Sirens
Sea-nymphs similar to the Harpies, with birds' bodies and women's heads. Their numbers were between two and five.
Surrounded by perilous rocks, the Sirens lived on an island just off the coast of Sicily. Their singing was so entrancing that sailors went to it, only to die on the rocks during the inevitable shipwreck. The mortal man Odysseus was the only man to survive hearing the singing without dying. His crew sailed with wax in their ears and he asked to be tied to the bow. When he heard the singing, he begged to be untied, but his crewmates did not listen, sailing so far away from it that he was only freed by not being able to hear the song any longer. Another myth tells of Jason and the Argonauts who were saved from doom by heeding Chiron's warning to take Orpheus with them for protection.
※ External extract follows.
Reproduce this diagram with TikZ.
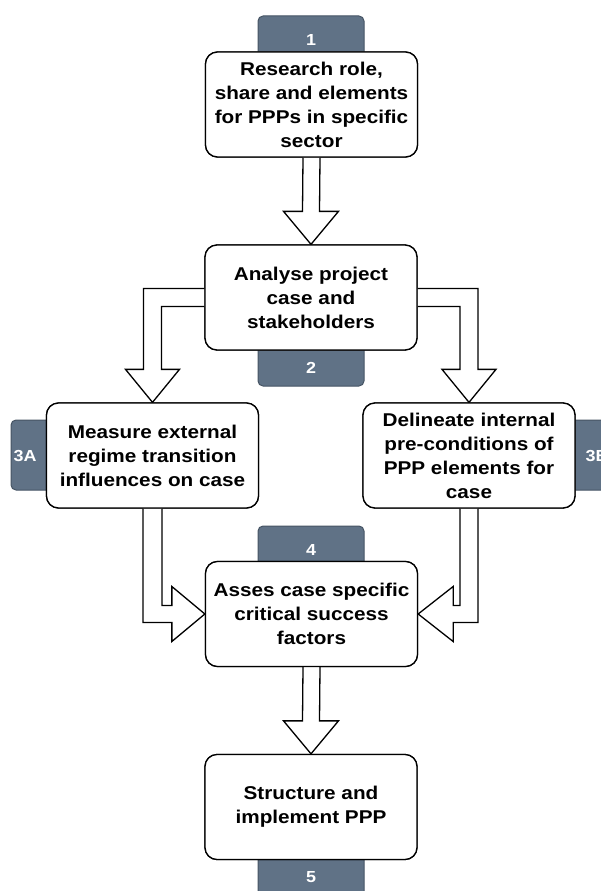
\documentclass[tikz,border=0pt]{standalone}
\usepackage{fontspec}
\setmainfont{Liberation Sans}
\newfontfamily\boxfont{Liberation Sans}[FakeStretch=1.12]
\usetikzlibrary{calc}
\definecolor{tabfill}{RGB}{96,114,134}
\definecolor{tabline}{RGB}{70,84,100}
\tikzset{
  stepbox/.style={draw=black, line width=1.3pt, fill=white, rounded corners=12pt,
    minimum width=212pt, minimum height=105pt, align=center, inner sep=2pt,
    font=\boxfont\bfseries\fontsize{18.5}{24}\selectfont},
  tabbox/.style={draw=tabline, line width=1pt, fill=tabfill, rounded corners=5pt, inner sep=0pt},
  tablabel/.style={text=white, font=\boxfont\bfseries\fontsize{16}{18}\selectfont, inner sep=0pt},
  blockarrow/.style={draw=black, line width=1.3pt, fill=white, line join=miter}
}
\begin{document}
\begin{tikzpicture}[x=1pt,y=-1pt]
\useasboundingbox (0,0) rectangle (601,891);
\clip (0,0) rectangle (601,891);

% numbered tabs, drawn first so the step boxes overlap them
\node[tabbox, minimum width=106pt, minimum height=50pt] (tab1) at (311,41) {};
\node[tabbox, minimum width=106pt, minimum height=50pt] (tab2) at (311,361) {};
\node[tabbox, minimum width=70pt, minimum height=70pt] (tab3a) at (46,455) {};
\node[tabbox, minimum width=70pt, minimum height=70pt] (tab3b) at (576,455) {};
\node[tabbox, minimum width=106pt, minimum height=50pt] (tab4) at (311,551) {};
\node[tabbox, minimum width=106pt, minimum height=50pt] (tab5) at (311,872) {};

\node[tablabel] (lab1) at (311,40) {1};
\node[tablabel] (lab2) at (311,368) {2};
\node[tablabel] (lab3a) at (25,456) {3A};
\node[tablabel] (lab3b) at (597,456) {3B};
\node[tablabel] (lab4) at (311,550) {4};
\node[tablabel] (lab5) at (311,877) {5};

% step boxes
\node[stepbox] (b1) at (311.5,104.5) {Research role,\\share and elements\\for PPPs in specific\\sector};
\node[stepbox] (b2) at (311,297.5) {Analyse project\\case and\\stakeholders};
\node[stepbox] (b3a) at (152.5,455.5) {Measure external\\regime transition\\influences on case};
\node[stepbox] (b3b) at (469,455.5) {Delineate internal\\pre-conditions of\\PPP elements for\\case};
\node[stepbox] (b4) at (311.5,614) {Asses case specific\\critical success\\factors};
\node[stepbox] (b5) at (311,807) {Structure and\\implement PPP};

% block arrows between the steps
% 1 -> 2
\draw[blockarrow] ($(b1.south)+(-8.5,0)$) -- ($(b2.north)+(-8.5,-33)$) -- ($(b2.north)+(-27.5,-33)$)
  -- (b2.north) -- ($(b2.north)+(27.5,-33)$) -- ($(b2.north)+(8.5,-33)$) -- ($(b1.south)+(8.5,0)$);
% 4 -> 5
\draw[blockarrow] ($(b4.south)+(-8.5,0)$) -- ($(b5.north)+(-8.5,-33)$) -- ($(b5.north)+(-27.5,-33)$)
  -- (b5.north) -- ($(b5.north)+(27.5,-33)$) -- ($(b5.north)+(8.5,-33)$) -- ($(b4.south)+(8.5,0)$);
% 2 -> 3A
\draw[blockarrow] ($(b2.west)+(0,-9)$) -- ($(b3a.north |- b2.west)+(-9,-9)$) -- ($(b3a.north)+(-9,-33)$)
  -- ($(b3a.north)+(-27,-33)$) -- (b3a.north) -- ($(b3a.north)+(27,-33)$) -- ($(b3a.north)+(9,-33)$)
  -- ($(b3a.north |- b2.west)+(9,9)$) -- ($(b2.west)+(0,9)$);
% 2 -> 3B
\draw[blockarrow] ($(b2.east)+(0,-9)$) -- ($(b3b.north |- b2.east)+(9,-9)$) -- ($(b3b.north)+(9,-33)$)
  -- ($(b3b.north)+(27,-33)$) -- (b3b.north) -- ($(b3b.north)+(-27,-33)$) -- ($(b3b.north)+(-9,-33)$)
  -- ($(b3b.north |- b2.east)+(-9,9)$) -- ($(b2.east)+(0,9)$);
% 3A -> 4
\draw[blockarrow] ($(b3a.south)+(-9.5,0)$) -- ($(b3a.south |- b4.west)+(-9.5,8.5)$) -- ($(b4.west)+(-33,8.5)$)
  -- ($(b4.west)+(-33,27.5)$) -- (b4.west) -- ($(b4.west)+(-33,-27.5)$) -- ($(b4.west)+(-33,-8.5)$)
  -- ($(b3a.south |- b4.west)+(9.5,-8.5)$) -- ($(b3a.south)+(9.5,0)$);
% 3B -> 4
\draw[blockarrow] ($(b3b.south)+(9,0)$) -- ($(b3b.south |- b4.east)+(9,8.5)$) -- ($(b4.east)+(35,8.5)$)
  -- ($(b4.east)+(35,27.5)$) -- (b4.east) -- ($(b4.east)+(35,-27.5)$) -- ($(b4.east)+(35,-8.5)$)
  -- ($(b3b.south |- b4.east)+(-9,-8.5)$) -- ($(b3b.south)+(-9,0)$);

% redraw the boxes over the arrow ends
\node[stepbox] at (b1) {Research role,\\share and elements\\for PPPs in specific\\sector};
\node[stepbox] at (b2) {Analyse project\\case and\\stakeholders};
\node[stepbox] at (b3a) {Measure external\\regime transition\\influences on case};
\node[stepbox] at (b3b) {Delineate internal\\pre-conditions of\\PPP elements for\\case};
\node[stepbox] at (b4) {Asses case specific\\critical success\\factors};
\node[stepbox] at (b5) {Structure and\\implement PPP};
\end{tikzpicture}
\end{document}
When the Argo sailed toward the first sounds of singing, Orpheus played his lyre so loudly that the crew could not hear the Sirens' song. The sirens were thought to be Persephone's playmates. In other myths, it was said that the Sirens, punished for being promiscuous women, were transformed by Aphrodite and became flightless because the Muses had beaten them in a singing competition and stole their flight feathers to make crowns for themselves. "Siren song" is now a modern term that implies strong temptation, that if succumbed to, will ultimately bring the person's doom.